How do we enable curriculum change that integrates sustainability, inclusion and ethics into engineering degrees in a shorter timescale?
This question has been on the minds of change makers from 20 universities who attended virtual workshops earlier this month as part of the Systems Change Lab, co-delivered by the Royal Academy of Engineering and Engineers Without Borders UK.
Their task was to take forward learnings from the opening in-person session of the Lab to understand the underlying challenges preventing change in engineering degrees and define the contours of possible solutions.
The challenges identified were many and wide-ranging, relating to multiple actors within universities and externally. These included slow procedures, limited support for innovation, lack of knowledge or capacity for educators to deliver effective change, and uncertainty around the changes required.
The need for change in the culture, hearts, and minds of individuals working within universities was identified as a crucial factor in shifting away from an ad hoc or add-on approach to an integrated approach.
This requires a shift from the educator as the “sage on the stage” to a facilitator working in partnership with students. Educators need to be equipped with the skills and knowledge to engage in discussions with students about sustainability, inclusion, and ethics, and need to be challenged to address issues that require systems thinking, which is often outside of their experience. Participants suggested that this can in part be addressed by inviting in more industry representatives who can bring real-world experience to the classroom.
Students also have a critical role to play in this shift. Change makers noted growing student demands for a greater focus on global responsibility in university courses. Educators need to hear student perspectives alongside those of employers, government, the professional bodies, and others. It was also noted that more emphasis should be placed on listening to the voices of international students, who would bring more diverse perspectives on global responsibility.
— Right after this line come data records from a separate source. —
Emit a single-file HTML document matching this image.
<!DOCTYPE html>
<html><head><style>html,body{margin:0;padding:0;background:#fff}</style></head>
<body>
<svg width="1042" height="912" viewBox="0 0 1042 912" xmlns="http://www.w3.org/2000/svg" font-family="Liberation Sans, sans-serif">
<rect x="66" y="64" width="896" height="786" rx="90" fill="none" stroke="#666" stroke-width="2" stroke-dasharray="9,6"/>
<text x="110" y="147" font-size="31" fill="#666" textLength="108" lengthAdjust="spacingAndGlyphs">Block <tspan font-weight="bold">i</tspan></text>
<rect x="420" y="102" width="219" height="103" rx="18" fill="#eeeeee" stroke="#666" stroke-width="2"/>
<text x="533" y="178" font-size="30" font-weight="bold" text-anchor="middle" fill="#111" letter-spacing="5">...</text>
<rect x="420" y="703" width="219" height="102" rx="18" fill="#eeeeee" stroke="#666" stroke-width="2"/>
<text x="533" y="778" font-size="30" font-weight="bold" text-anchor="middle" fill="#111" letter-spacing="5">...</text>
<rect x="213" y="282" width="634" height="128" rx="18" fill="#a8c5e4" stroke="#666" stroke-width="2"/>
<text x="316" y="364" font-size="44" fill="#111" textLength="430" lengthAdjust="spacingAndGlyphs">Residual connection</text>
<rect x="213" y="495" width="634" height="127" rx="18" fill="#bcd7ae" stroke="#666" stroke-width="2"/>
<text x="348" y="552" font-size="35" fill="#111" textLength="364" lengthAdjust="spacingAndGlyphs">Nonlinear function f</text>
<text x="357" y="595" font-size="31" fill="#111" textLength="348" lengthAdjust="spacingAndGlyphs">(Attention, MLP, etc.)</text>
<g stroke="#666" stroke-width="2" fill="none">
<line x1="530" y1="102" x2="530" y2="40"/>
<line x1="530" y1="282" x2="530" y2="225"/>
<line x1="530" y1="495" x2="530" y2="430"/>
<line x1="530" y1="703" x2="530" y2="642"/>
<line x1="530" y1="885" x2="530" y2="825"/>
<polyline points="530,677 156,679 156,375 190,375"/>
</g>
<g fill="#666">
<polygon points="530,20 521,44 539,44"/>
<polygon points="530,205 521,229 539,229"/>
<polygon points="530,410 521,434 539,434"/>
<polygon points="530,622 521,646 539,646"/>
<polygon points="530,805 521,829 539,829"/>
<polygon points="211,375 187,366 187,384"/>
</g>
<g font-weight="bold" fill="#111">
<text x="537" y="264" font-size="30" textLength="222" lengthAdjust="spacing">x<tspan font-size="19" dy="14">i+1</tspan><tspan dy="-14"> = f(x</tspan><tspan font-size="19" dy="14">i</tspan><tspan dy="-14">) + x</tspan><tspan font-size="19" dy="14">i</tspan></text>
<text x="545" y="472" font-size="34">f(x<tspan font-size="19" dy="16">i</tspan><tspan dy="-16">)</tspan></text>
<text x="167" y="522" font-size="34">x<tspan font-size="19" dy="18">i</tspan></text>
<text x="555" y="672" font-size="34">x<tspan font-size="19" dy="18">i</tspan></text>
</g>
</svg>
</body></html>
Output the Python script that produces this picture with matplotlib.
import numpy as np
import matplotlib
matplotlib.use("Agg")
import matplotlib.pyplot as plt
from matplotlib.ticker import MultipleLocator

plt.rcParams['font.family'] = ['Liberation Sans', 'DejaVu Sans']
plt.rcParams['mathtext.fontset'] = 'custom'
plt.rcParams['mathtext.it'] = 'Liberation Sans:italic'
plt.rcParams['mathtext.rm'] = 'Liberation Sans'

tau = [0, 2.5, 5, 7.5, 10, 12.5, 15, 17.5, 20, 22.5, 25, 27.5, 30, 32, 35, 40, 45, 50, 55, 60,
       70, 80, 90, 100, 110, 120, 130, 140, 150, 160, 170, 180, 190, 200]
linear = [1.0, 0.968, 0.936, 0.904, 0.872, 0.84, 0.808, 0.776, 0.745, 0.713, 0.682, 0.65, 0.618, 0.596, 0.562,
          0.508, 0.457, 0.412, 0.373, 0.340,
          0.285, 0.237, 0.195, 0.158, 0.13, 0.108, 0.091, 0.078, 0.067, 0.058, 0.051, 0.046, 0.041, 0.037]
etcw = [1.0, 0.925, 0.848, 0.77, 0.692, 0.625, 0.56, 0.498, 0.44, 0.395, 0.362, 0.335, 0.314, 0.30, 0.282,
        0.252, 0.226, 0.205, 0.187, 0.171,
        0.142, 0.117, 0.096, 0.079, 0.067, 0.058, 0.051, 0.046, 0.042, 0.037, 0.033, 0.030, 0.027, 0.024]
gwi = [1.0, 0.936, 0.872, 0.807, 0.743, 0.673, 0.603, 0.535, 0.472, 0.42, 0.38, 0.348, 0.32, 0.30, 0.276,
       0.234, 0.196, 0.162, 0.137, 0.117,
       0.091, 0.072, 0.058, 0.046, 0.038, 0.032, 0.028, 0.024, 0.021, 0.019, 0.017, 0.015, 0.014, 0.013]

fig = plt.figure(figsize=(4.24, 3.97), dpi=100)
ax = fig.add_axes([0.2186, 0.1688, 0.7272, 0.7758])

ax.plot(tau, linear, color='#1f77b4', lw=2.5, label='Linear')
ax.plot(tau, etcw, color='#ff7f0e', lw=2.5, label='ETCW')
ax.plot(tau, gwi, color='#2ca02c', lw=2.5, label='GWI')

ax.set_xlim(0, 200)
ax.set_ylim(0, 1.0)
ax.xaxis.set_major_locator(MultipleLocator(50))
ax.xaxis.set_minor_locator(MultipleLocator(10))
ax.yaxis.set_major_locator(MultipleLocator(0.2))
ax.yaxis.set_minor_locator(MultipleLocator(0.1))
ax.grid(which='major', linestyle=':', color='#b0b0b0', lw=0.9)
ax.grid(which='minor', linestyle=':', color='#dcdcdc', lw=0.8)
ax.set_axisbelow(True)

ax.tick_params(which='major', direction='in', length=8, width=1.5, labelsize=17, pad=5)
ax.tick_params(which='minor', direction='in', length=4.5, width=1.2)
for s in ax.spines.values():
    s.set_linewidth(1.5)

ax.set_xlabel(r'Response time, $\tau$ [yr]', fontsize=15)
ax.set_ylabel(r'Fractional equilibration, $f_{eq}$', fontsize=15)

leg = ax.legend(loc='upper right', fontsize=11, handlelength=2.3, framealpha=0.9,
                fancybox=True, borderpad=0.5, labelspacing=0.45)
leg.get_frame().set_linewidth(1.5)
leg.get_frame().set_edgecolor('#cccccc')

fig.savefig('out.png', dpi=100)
Navigating the landscape of educational reform in the UK is no easy feat, however. The stringent 18-month notice period mandated by the Competition and Markets Authority for curriculum adjustments adds a layer of complexity to academic evolution. Meanwhile, internally, processes for delivering change become further elongated by prolonged decision-making committee meetings, which contribute to delays in implementing both small yet impactful modifications and larger change programmes. Compounding these issues is the apparent inclination of the Office for Students towards “tried and tested” methods, which is believed to hinder the integration of innovative approaches in higher education.
Moving towards solutions requires creating ways to help educators lead and make change, and feel safe doing so. This is important to avoid “fragmented faculties” in which some educators embed sustainability while others don’t, resulting in a disjointed student experience.
Change makers explored ideas for achieving this, including creating a space for motivated students and final year students to influence their peers, educators, and first-year students in the form of people’s assemblies.
Outside of the universities themselves, the power of the professional engineering institutions to require curriculum change through course accreditation was identified as a potential solution. However, it was noted that this power is offset when the institutions fail to speak with one voice.
“The honest discussions and the passion that participants brought along – that’s inspiring for someone like me, who is interested in engineering education reform.”
– Change maker attending the virtual Lab
Between now and the next Lab on Monday 11 December, the Royal Academy of Engineering and Engineers Without Borders UK will continue to gather insights and use these to further refine the Reimagined Degree Map as the go-to guide for universities to reshape engineering degrees.
Engineers Without Borders UK is running a Systems Change Lab on behalf of the Royal Academy of Engineering’s wider project, Engineer 2030. Engineer 2030 aims to determine the foundational knowledge, skills and behaviours needed by engineers and technicians to meet 21st century global challenges and to understand the systems, cultures, and policies currently in place in the UK to deliver this.